Roasted Sweet Potato and Black Bean Salad
A fabulously tasty salad that can be enjoyed warm or cold. If you like chilli, you can add more chilli flakes or even spice things up with thin slices of jalapeno.
How long will it take?
What’s the serving size?
What do I need?
- 1 kg sweet potatoes, peeled and diced
- 6 tbsp olive oil
- 1 ½ tsp salt
- Freshly ground black pepper
- ¼ cup raw pumpkin seeds
- 1 tsp chilli flakes
- Juice of 2 limes
- 400 g can black beans
- 1 small red onion, peeled and chopped
- 1 large avocado, peeled and chopped
- 1 handful coriander, chopped
- 2 spring onions, chopped
How do I make it?
- Preheat oven to 200C.
- Pour 1 tbsp of olive oil onto a baking tray and add sweet potatoes. Add another 2 tbsp oil, along with the salt and a couple of generous grinds of black pepper. Arrange sweet potato evenly in the tray and roast for 20 minutes, then turn and roast for a further 10 minutes, or until the sweet potato is tender and golden.

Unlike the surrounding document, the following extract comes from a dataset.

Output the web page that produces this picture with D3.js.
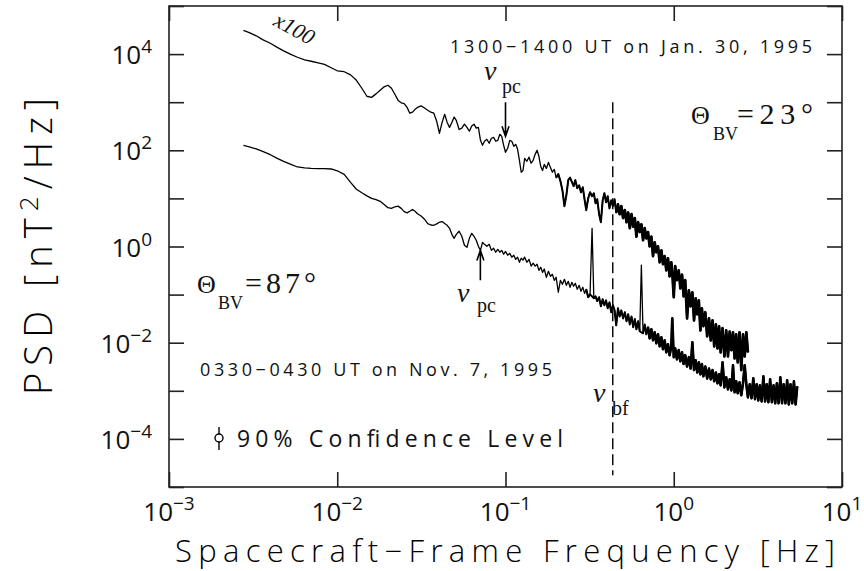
<!DOCTYPE html>
<html><head><meta charset="utf-8">
<script src="https://cdn.jsdelivr.net/npm/d3@7"></script>
<style>body{margin:0;background:#fff}svg{display:block}</style>
</head><body>
<svg id="chart" width="864" height="571"></svg>
<script>
// ---------------- DATA ----------------
// frequency grid [Hz]
const freq = [
0.00277,0.0030,0.0033,0.0036,0.0040,0.0044,0.0048,0.0053,0.0058,0.0064,
0.0070,0.0077,0.0084,0.0092,0.0100,0.0110,0.0120,0.0130,0.0140,0.0150,
0.0160,0.0170,0.0180,0.0190,0.0200,0.0210,0.0220,0.0230,0.0240,0.0250,
0.0260,0.0270,0.0280,0.0290,0.0300,0.0315,0.0330,0.0345,0.0360,0.0375,
0.0390,0.0405,0.0420,0.0435,0.0450,0.0465,0.0480,0.0495,0.0510,0.0530,
0.0550,0.0570,0.0590,0.0610,0.0630,0.0650,0.0670,0.0690,0.0710,0.0730,
0.0750,0.0775,0.0800,0.0825,0.0850,0.0875,0.0900,0.0925,0.0950,0.0975,
0.100,0.103,0.106,0.109,0.112,0.115,0.118,0.121,0.124,0.127,
0.130,0.134,0.138,0.142,0.146,0.150,0.154,0.158,0.162,0.166,
0.170,0.175,0.180,0.185,0.190,0.195,0.200,0.206,0.212,0.218,
0.224,0.230,0.236,0.242,0.248,0.254,0.260,0.267,0.274,0.281,
0.288,0.295,0.302,0.310,0.318,0.327,0.335,0.343,0.351,0.360,
0.369,0.378,0.387,0.396,0.405,0.415,0.425,0.435,0.445,0.455,
0.466,0.477,0.488,0.500,0.512,0.524,0.536,0.548,0.561,0.574,
0.587,0.600,0.614,0.628,0.642,0.657,0.672,0.687,0.703,0.719,
0.736,0.753,0.770,0.788,0.806,0.825,0.844,0.863,0.883,0.903,
0.924,0.945,0.967,0.980,1.000,1.02,1.045,1.07,1.095,1.12,
1.145,1.17,1.20,1.23,1.26,1.29,1.32,1.35,1.38,1.41,
1.44,1.47,1.50,1.54,1.58,1.62,1.66,1.70,1.74,1.78,
1.82,1.86,1.90,1.95,2.00,2.05,2.10,2.15,2.20,2.25,
2.30,2.35,2.40,2.46,2.52,2.58,2.64,2.70,2.76,2.83,
2.90,2.97,3.04,3.11,3.18,3.25,3.33,3.41,3.49,3.57,
3.65,3.74,3.83,3.92,4.01,4.10,4.20,4.30,4.40,4.50,
4.61,4.72,4.83,4.94,5.06,5.18,5.30,5.42];

// PSD [nT^2/Hz], 1300-1400 UT Jan. 30, 1995 (plotted x100)
const psdJan30 = [
310,280,240,200,168,138,117,99,86,76,
71,66,61,52,45,43,37,28.5,19.5,13.3,
12.6,14.9,17.7,20.9,22.5,19.5,14.6,10.9,9.7,9.3,
7.8,5.9,6.2,7.1,7.8,8.4,7.6,6.8,6.2,5.9,
4.0,2.26,3.8,5.6,3.8,3.0,3.8,4.9,4.2,2.7,
2.9,3.5,3.0,2.5,3.2,3.5,2.9,3.0,1.61,1.27,
1.54,1.69,1.40,1.78,1.86,1.54,1.61,2.15,1.95,1.27,
0.91,1.10,1.61,1.54,1.21,1.33,1.05,0.62,0.35,0.38,
0.68,0.59,0.72,0.54,0.62,0.83,1.0,0.75,0.46,0.38,
0.51,0.42,0.56,0.44,0.35,0.40,0.27,0.32,0.23,0.147,
0.069,0.116,0.24,0.27,0.22,0.18,0.24,0.162,0.187,0.134,
0.170,0.096,0.057,0.100,0.134,0.111,0.128,0.079,0.096,0.047,
0.032,0.091,0.128,0.083,0.111,0.062,0.091,0.069,0.096,0.051,
0.075,0.047,0.069,0.039,0.057,0.032,0.051,0.024,0.047,0.026,
0.039,0.016,0.032,0.020,0.029,0.0135,0.024,0.0148,0.020,0.0101,
0.016,0.0063,0.0122,0.0076,0.0101,0.0047,0.0083,0.0043,0.0063,0.0032,
0.0057,0.0024,0.0047,0.0029,0.00088,0.0039,0.0020,0.0032,0.00135,0.0026,
0.00092,0.0020,0.00032,0.00123,0.00057,0.00112,0.00029,0.00084,0.00039,0.00076,
0.00018,0.00052,0.00022,0.00043,0.000136,0.00032,0.000112,0.00029,0.000084,0.00024,
0.000076,0.00022,0.000063,0.00020,0.000052,0.00018,0.000052,0.00017,0.000070,0.000165,
0.000047,0.000150,0.000039,0.000165,0.000027,0.000150,0.000052,0.000165,0.000063,null,
null,null,null,null,null,null,null,null,null,null,
null,null,null,null,null,null,null,null,null,null,
null,null,null,null,null,null,null,null];

// PSD [nT^2/Hz], 0330-0430 UT Nov. 7, 1995
const psdNov7 = [
127,118,107,95,81,68,59,51,45,43,
42,41.6,41.6,40.9,37.5,31.7,21.6,15.5,13.1,11.3,
10.0,9.4,8.7,7.5,6.4,6.2,6.7,6.9,6.2,5.3,
5.0,5.4,5.9,5.4,4.8,4.3,3.7,3.0,2.8,2.76,
2.96,3.2,3.3,3.0,2.76,2.39,1.79,1.48,1.79,2.07,
1.63,1.06,0.96,1.48,1.88,1.63,1.35,1.01,0.83,1.22,
1.11,1.01,1.11,0.83,0.92,0.76,0.87,0.76,0.83,0.69,
0.79,0.66,0.72,0.60,0.66,0.54,0.60,0.47,0.57,0.52,
0.60,0.47,0.54,0.39,0.45,0.39,0.43,0.32,0.37,0.29,
0.34,0.229,0.305,0.24,0.264,0.198,0.229,0.112,0.198,0.164,
0.208,0.156,0.189,0.142,0.180,0.149,0.172,0.129,0.156,0.117,
0.142,0.106,0.129,0.088,0.101,2.39,0.084,0.092,0.073,0.088,
0.057,0.080,0.060,0.076,0.052,0.069,0.043,0.060,0.047,0.023,
0.052,0.035,0.047,0.032,0.043,0.028,0.039,0.024,0.035,0.021,
0.031,0.019,0.028,0.0173,0.41,0.0157,0.024,0.0150,0.021,0.0123,
0.019,0.0112,0.0165,0.0097,0.0150,0.0084,0.0130,0.0073,0.0112,0.0063,
0.0093,0.0055,0.0084,0.032,0.0050,0.0076,0.0045,0.0070,0.0041,0.0063,
0.0036,0.0055,0.0032,0.0050,0.0029,0.0102,0.0027,0.0043,0.0024,0.0039,
0.0022,0.0036,0.0020,0.0032,0.0018,0.0029,0.00173,0.0027,0.00158,0.0024,
0.00143,0.0022,0.00130,0.0039,0.00118,0.00191,0.00107,0.00173,0.00102,0.0034,
0.00093,0.00158,0.00089,0.00150,0.00081,0.00143,0.0034,0.00137,0.00073,0.00137,
0.00070,0.00182,0.00067,0.00137,0.00063,0.00130,0.00060,0.00200,0.00060,0.00137,
0.00058,0.00173,0.00058,0.00130,0.00055,0.00143,0.00055,0.00191,0.00055,0.00137,
0.00055,0.00165,0.00052,0.00137,0.00055,0.00158,0.00052,0.00124];

const jan30Multiplier = 100;

const xTickValues = [1e-3, 1e-2, 1e-1, 1e0, 1e1];
const xTickExponents = ["\u22123", "\u22122", "\u22121", "0", "1"];
const yTickValues = [1e-5, 1e-4, 1e-3, 1e-2, 1e-1, 1e0, 1e1, 1e2, 1e3, 1e4, 1e5];
const yLabelValues = [1e-4, 1e-2, 1e0, 1e2, 1e4];
const yLabelExponents = ["\u22124", "\u22122", "0", "2", "4"];

// characteristic frequencies [Hz]
const nuPcJan30 = 0.1;
const nuPcNov7 = 0.0709;
const nuBf = 0.434;

// ---------------- DRAWING ----------------
const svg = d3.select("#chart");
const M = {l: 169, r: 842, t: 6, b: 487};
const x = d3.scaleLog().domain([1e-3, 1e1]).range([M.l, M.r]);
const y = d3.scaleLog().domain([1e-5, 1e5]).range([M.b, M.t]);
const INK = "#000";
const SANS = "'Open Sans','Liberation Sans',sans-serif";
const SERIF = "'Liberation Serif','DejaVu Serif',serif";

svg.append("rect").attr("width", 864).attr("height", 571).attr("fill", "#fff");

// frame
svg.append("rect").attr("x", M.l).attr("y", M.t).attr("width", M.r - M.l).attr("height", M.b - M.t)
  .attr("fill", "none").attr("stroke", "#222").attr("stroke-width", 1.6);

function ticks(axis, tr) {
  svg.append("g").attr("transform", tr).call(axis).call(g => {
    g.select(".domain").remove();
    g.selectAll("text").remove();
    g.selectAll("line").attr("stroke", "#222").attr("stroke-width", 1.6);
  });
}
ticks(d3.axisBottom(x).tickValues(xTickValues).tickSize(-15), `translate(0,${M.b})`);
ticks(d3.axisTop(x).tickValues(xTickValues).tickSize(-15), `translate(0,${M.t})`);
ticks(d3.axisLeft(y).tickValues(yTickValues).tickSize(-15), `translate(${M.l},0)`);
ticks(d3.axisRight(y).tickValues(yTickValues).tickSize(-15), `translate(${M.r},0)`);

// tick labels
function powLabel(px, py, anchor, exp) {
  const t = svg.append("text").attr("x", px).attr("y", py).attr("text-anchor", anchor)
    .attr("font-family", SANS).attr("font-size", 26).attr("fill", "#111");
  t.append("tspan").text("10");
  t.append("tspan").attr("dy", -11).attr("font-size", 19).text(exp);
}
xTickValues.forEach((v, i) => powLabel(x(v), 521, "middle", xTickExponents[i]));
yLabelValues.forEach((v, i) => powLabel(152, y(v) + 10, "end", yLabelExponents[i]));

// dashed line at nu_bf
svg.append("line").attr("x1", x(nuBf)).attr("x2", x(nuBf))
  .attr("y1", y(1e3)).attr("y2", y(1.75e-5))
  .attr("stroke", INK).attr("stroke-width", 1.4).attr("stroke-dasharray", "11,5");

// spectra
const rows = freq.map((f, i) => ({
  f,
  jan: psdJan30[i] == null ? null : psdJan30[i] * jan30Multiplier,
  nov: psdNov7[i]
}));
const lineJan = d3.line().defined(d => d.jan != null).x(d => x(d.f)).y(d => y(d.jan));
const lineNov = d3.line().x(d => x(d.f)).y(d => y(d.nov));
function drawSeries(gen, data, width) {
  svg.append("path").attr("d", gen(data)).attr("fill", "none").attr("stroke", INK)
    .attr("stroke-width", width).attr("stroke-linejoin", "round");
}
drawSeries(lineJan, rows, 1.3);
drawSeries(lineNov, rows, 1.3);
// the dense high-frequency part of each spectrum appears as a solid band;
// isolated narrow spectral lines (far above both neighbours) stay thin
const notLine = key => (d, i, arr) => {
  const a = arr[i - 1], b = arr[i + 1];
  if (!a || !b || a[key] == null || b[key] == null) return true;
  return !(d[key] > 5 * a[key] && d[key] > 5 * b[key]);
};
const janDense = rows.filter(d => d.f >= 0.2 && d.jan != null);
const novDense = rows.filter(d => d.f >= 0.3);
drawSeries(lineJan, janDense.filter(notLine("jan")), 2.0);
drawSeries(lineNov, novDense.filter(notLine("nov")), 2.0);
drawSeries(lineJan, janDense.filter(d => d.f >= 0.45), 2.7);
drawSeries(lineNov, novDense.filter(notLine("nov")).filter(d => d.f >= 0.7), 2.6);

// arrows
function arrow(f, pFrom, pTo) {
  const X = x(f), y0 = y(pFrom), y1 = y(pTo), s = Math.sign(y1 - y0);
  svg.append("path")
    .attr("d", `M${X},${y0}L${X},${y1}M${X - 3.5},${y1 - s * 10}L${X},${y1}L${X + 3.5},${y1 - s * 10}`)
    .attr("fill", "none").attr("stroke", INK).attr("stroke-width", 1.6);
}
arrow(nuPcJan30, 1000, 195);
arrow(nuPcNov7, 0.198, 0.83);

// text helpers
function txt(px, py, s, opts = {}) {
  const t = svg.append("text").attr("x", px).attr("y", py).text(s)
    .attr("font-family", opts.family || SANS).attr("font-size", opts.size || 20)
    .attr("fill", opts.fill || "#111");
  if (opts.weight) t.attr("font-weight", opts.weight);
  if (opts.style) t.attr("font-style", opts.style);
  if (opts.anchor) t.attr("text-anchor", opts.anchor);
  if (opts.len) t.attr("textLength", opts.len).attr("lengthAdjust", "spacing");
  if (opts.transform) t.attr("transform", opts.transform);
  return t;
}

// nu labels
function nuLabel(px, py, sub, subX, subY) {
  txt(px, py, "\u03BD", {family: SERIF, style: "italic", size: 28});
  txt(subX, subY, sub, {family: SERIF, size: 20});
}
nuLabel(484, 80, "pc", 502, 93);
nuLabel(457, 302, "pc", 477, 312);
nuLabel(593, 402, "bf", 612, 415);

// Theta labels
function thetaLabel(px, py, subX, restX, rest, restLen) {
  txt(px, py, "\u0398", {family: SERIF, size: 26});
  txt(subX, py + 16, "BV", {family: SERIF, size: 18});
  txt(restX, py, rest, {family: SERIF, size: 30, len: restLen});
}
thetaLabel(691, 124, 713, 737, "=23\u00B0", 76);
thetaLabel(197, 293, 218, 245, "=87\u00B0", 71);

// date labels
txt(450, 53, "1300\u22121400 UT on Jan. 30, 1995", {size: 18, len: 362});
txt(200, 376, "0330\u22120430 UT on Nov. 7, 1995", {size: 18, len: 352});

// x100 label
txt(0, 0, "x100", {family: SERIF, style: "italic", size: 22, anchor: "middle",
  transform: "translate(291,35) rotate(29)"});

// confidence symbol
svg.append("line").attr("x1", 219).attr("x2", 219).attr("y1", 427).attr("y2", 450)
  .attr("stroke", INK).attr("stroke-width", 1.4);
svg.append("circle").attr("cx", 219).attr("cy", 438).attr("r", 4)
  .attr("fill", "#fff").attr("stroke", INK).attr("stroke-width", 1.4);
txt(237, 447, "90% Confidence Level", {size: 23, len: 326});

// axis titles
txt(175, 562, "Spacecraft\u2212Frame Frequency [Hz]", {size: 31, weight: 300, len: 660, fill: "#000"});
const yt = svg.append("text").attr("transform", "translate(52,246.5) rotate(-90)")
  .attr("text-anchor", "middle").attr("font-family", SANS).attr("font-weight", 300)
  .attr("font-size", 38).attr("fill", "#000").attr("textLength", 297).attr("lengthAdjust", "spacing");
yt.append("tspan").text("PSD [nT");
yt.append("tspan").attr("dy", -14).attr("font-size", 26).text("2");
yt.append("tspan").attr("dy", 14).text("/Hz]");
</script>
</body></html>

- Meanwhile add pumpkin seeds and remaining olive oil to a frying pan over medium heat. Cook, watching closely for 2 minutes or until the pumpkin seeds are starting to change colour, then remove from the heat and season with salt and chilli flakes. Set aside.
- Remove sweet potatoes from the oven and pour over pumpkin seeds and olive oil mix. Pour over lime juice.
- Drain and rinse black beans and add them to the tray. Add red onion, avocado, coriander and spring onions and toss to combine.
- Spoon salad into a serving bowl and serve warm or cold.